There is a lot going on in the world even in areas where COVID is still spreading wildly, making it hard to have people together in a soundstage or studio, but still, people are figuring out how to work, whether it’s at home or using new technology to keep everyone aware of their social distance.
I’ve been told that the “Collectively Speaking” panels will be available next week, and I hope to share more of the specific information that was shared once I’m able to disseminate all that was said in the three one-hour sessions.
Returning to work is on EVERYONE’s minds right now, and with IBC 2020 taking place next week, IBC has been going full-force on offering content and information for making movies and TV with COVID in mind. I thought this article was particularly interesting because it dealt with a number of products that have been created, designed specifically to deal with issues that might arise on set. It includes things like Cartoni’s UV-C Boxer (pictured) that can be used to safely sanitize cameras and accessories, and Luxibel’s UV-C fixtures, which include sensors to shut off when people are present but can disinfect sets and soundstages at other times. There are even multiple devices and apps that are all about social distancing like Riedel Comunications’ DisTag Distance Monitor, which is exactly what it sounds like. Everyone on set wears it around their neck and it offers three types of alarms (vibrating, lights and sound) to warn when people are in closer proximity than allowed by local regulations.
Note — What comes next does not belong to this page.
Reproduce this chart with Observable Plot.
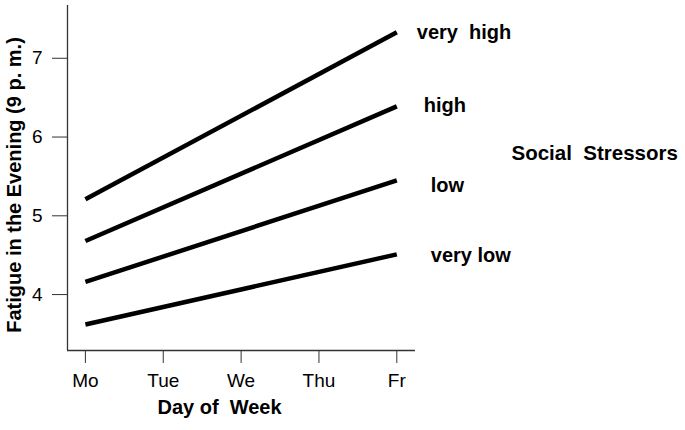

It is absolutely amazing how everyone has been coming together and using their noggins to really make sure that shows and production can be resumed safely and efficiently, and between all of the above, we may get to a point where many of these things become standard practice even once there’s a vaccine.
Below the Line has been updated that Dick Wolf Productions‘ Chicago-based television projects will be moving forward with Chicago Med beginning to shoots its 13-episode season on September 22, and then Chicago P.D. and Chicago Fire will start shooting their 12-episode seasons beginning October 6. FX series, Fargo, has already begun filming its new season in Chicago, as well.